TO BE DONE: Omit every picture and return the rest of the data unaltered.

************

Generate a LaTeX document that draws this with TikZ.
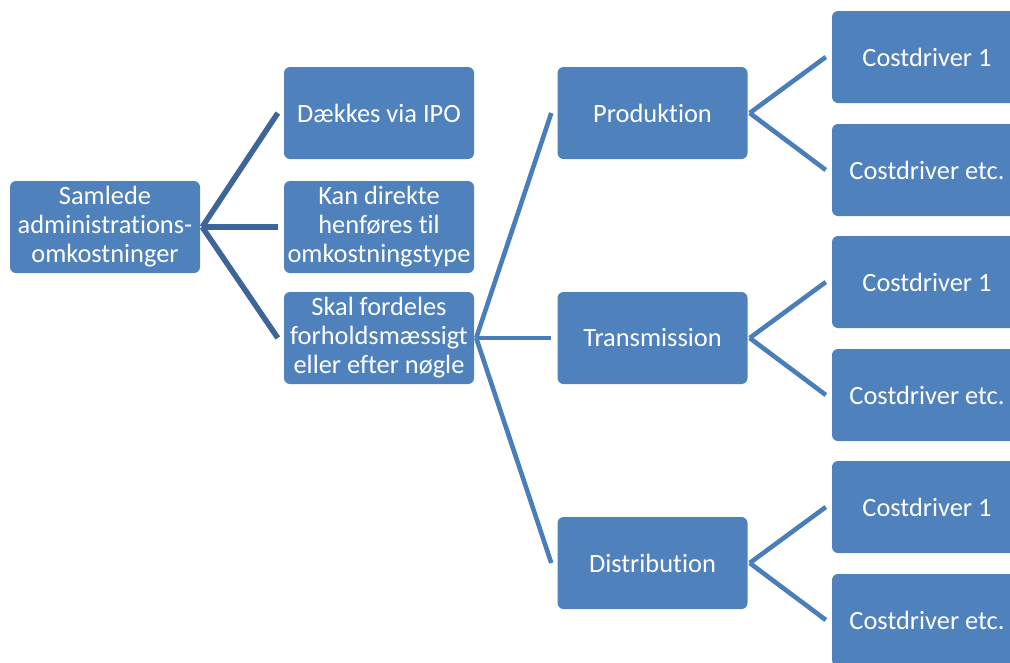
\documentclass[tikz,border=0pt]{standalone}
\usepackage{fontspec}
\setmainfont[RawFeature={-liga}]{Carlito}
\usetikzlibrary{calc}
\definecolor{boxblue}{HTML}{4F81BD}
\definecolor{connA}{HTML}{3E6597}
\definecolor{connB}{HTML}{4A7EBB}
\tikzset{
  box/.style={rectangle, rounded corners=6pt, fill=boxblue, draw=none,
    minimum width=190pt, minimum height=92pt, inner sep=0pt,
    text=white, align=center,
    font=\fontsize{26.4pt}{29pt}\selectfont},
  connone/.style={draw=connA, line width=5.5pt},
  conntwo/.style={draw=connB, line width=4.6pt},
}
\begin{document}
\begin{tikzpicture}[x=1pt,y=-1pt]
\clip (0,0) rectangle (1010,662);
\fill[white] (0,0) rectangle (1010,662);
% column 1
\node[box] (root) at (105,227) {Samlede\\administrations-\\omkostninger};
% column 2
\node[box] (ipo) at (379,113) {Dækkes via IPO};
\node[box] (dir) at (379,227) {Kan direkte\\henføres til\\omkostningstype};
\node[box] (skal) at (379,338) {Skal fordeles\\forholdsmæssigt\\eller efter nøgle};
% column 3
\node[box] (prod) at (652.5,113) {Produktion};
\node[box] (trans) at (652.5,338) {Transmission};
\node[box] (dist) at (652.5,563) {Distribution};
% column 4
\node[box] (p1) at (927,57) {Costdriver 1};
\node[box] (p2) at (927,170) {Costdriver etc.};
\node[box] (t1) at (927,282) {Costdriver 1};
\node[box] (t2) at (927,395) {Costdriver etc.};
\node[box] (d1) at (927,507) {Costdriver 1};
\node[box] (d2) at (927,620) {Costdriver etc.};
% fork points
\coordinate (rootf) at ([xshift=2pt]root.east);
\coordinate (skalf) at ([xshift=2pt]skal.east);
\coordinate (prodf) at ([xshift=2pt]prod.east);
\coordinate (transf) at ([xshift=2pt]trans.east);
\coordinate (distf) at ([xshift=2pt]dist.east);
% connectors
\draw[connone] (rootf) -- ([xshift=-6pt]ipo.west);
\draw[connone] (rootf) -- ([xshift=-6pt]dir.west);
\draw[connone] (rootf) -- ([xshift=-6pt]skal.west);
\draw[conntwo] (skalf) -- ([xshift=-6pt]prod.west);
\draw[conntwo] (skalf) -- ([xshift=-6pt]trans.west);
\draw[conntwo] (skalf) -- ([xshift=-6pt]dist.west);
\draw[conntwo] (prodf) -- ([xshift=-6pt]p1.west);
\draw[conntwo] (prodf) -- ([xshift=-6pt]p2.west);
\draw[conntwo] (transf) -- ([xshift=-6pt]t1.west);
\draw[conntwo] (transf) -- ([xshift=-6pt]t2.west);
\draw[conntwo] (distf) -- ([xshift=-6pt]d1.west);
\draw[conntwo] (distf) -- ([xshift=-6pt]d2.west);
\end{tikzpicture}
\end{document}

************

RESPONSE FOR THIS EXERCISE:
Generate a LaTeX document that draws this with TikZ.
\documentclass[tikz,border=0pt]{standalone}
\usepackage{fontspec}
\setmainfont[RawFeature={-liga}]{Carlito}
\usetikzlibrary{calc}
\definecolor{boxblue}{HTML}{4F81BD}
\definecolor{connA}{HTML}{3E6597}
\definecolor{connB}{HTML}{4A7EBB}
\tikzset{
  box/.style={rectangle, rounded corners=6pt, fill=boxblue, draw=none,
    minimum width=190pt, minimum height=92pt, inner sep=0pt,
    text=white, align=center,
    font=\fontsize{26.4pt}{29pt}\selectfont},
  connone/.style={draw=connA, line width=5.5pt},
  conntwo/.style={draw=connB, line width=4.6pt},
}
\begin{document}
\begin{tikzpicture}[x=1pt,y=-1pt]
\clip (0,0) rectangle (1010,662);
\fill[white] (0,0) rectangle (1010,662);
% column 1
\node[box] (root) at (105,227) {Samlede\\administrations-\\omkostninger};
% column 2
\node[box] (ipo) at (379,113) {Dækkes via IPO};
\node[box] (dir) at (379,227) {Kan direkte\\henføres til\\omkostningstype};
\node[box] (skal) at (379,338) {Skal fordeles\\forholdsmæssigt\\eller efter nøgle};
% column 3
\node[box] (prod) at (652.5,113) {Produktion};
\node[box] (trans) at (652.5,338) {Transmission};
\node[box] (dist) at (652.5,563) {Distribution};
% column 4
\node[box] (p1) at (927,57) {Costdriver 1};
\node[box] (p2) at (927,170) {Costdriver etc.};
\node[box] (t1) at (927,282) {Costdriver 1};
\node[box] (t2) at (927,395) {Costdriver etc.};
\node[box] (d1) at (927,507) {Costdriver 1};
\node[box] (d2) at (927,620) {Costdriver etc.};
% fork points
\coordinate (rootf) at ([xshift=2pt]root.east);
\coordinate (skalf) at ([xshift=2pt]skal.east);
\coordinate (prodf) at ([xshift=2pt]prod.east);
\coordinate (transf) at ([xshift=2pt]trans.east);
\coordinate (distf) at ([xshift=2pt]dist.east);
% connectors
\draw[connone] (rootf) -- ([xshift=-6pt]ipo.west);
\draw[connone] (rootf) -- ([xshift=-6pt]dir.west);
\draw[connone] (rootf) -- ([xshift=-6pt]skal.west);
\draw[conntwo] (skalf) -- ([xshift=-6pt]prod.west);
\draw[conntwo] (skalf) -- ([xshift=-6pt]trans.west);
\draw[conntwo] (skalf) -- ([xshift=-6pt]dist.west);
\draw[conntwo] (prodf) -- ([xshift=-6pt]p1.west);
\draw[conntwo] (prodf) -- ([xshift=-6pt]p2.west);
\draw[conntwo] (transf) -- ([xshift=-6pt]t1.west);
\draw[conntwo] (transf) -- ([xshift=-6pt]t2.west);
\draw[conntwo] (distf) -- ([xshift=-6pt]d1.west);
\draw[conntwo] (distf) -- ([xshift=-6pt]d2.west);
\end{tikzpicture}
\end{document}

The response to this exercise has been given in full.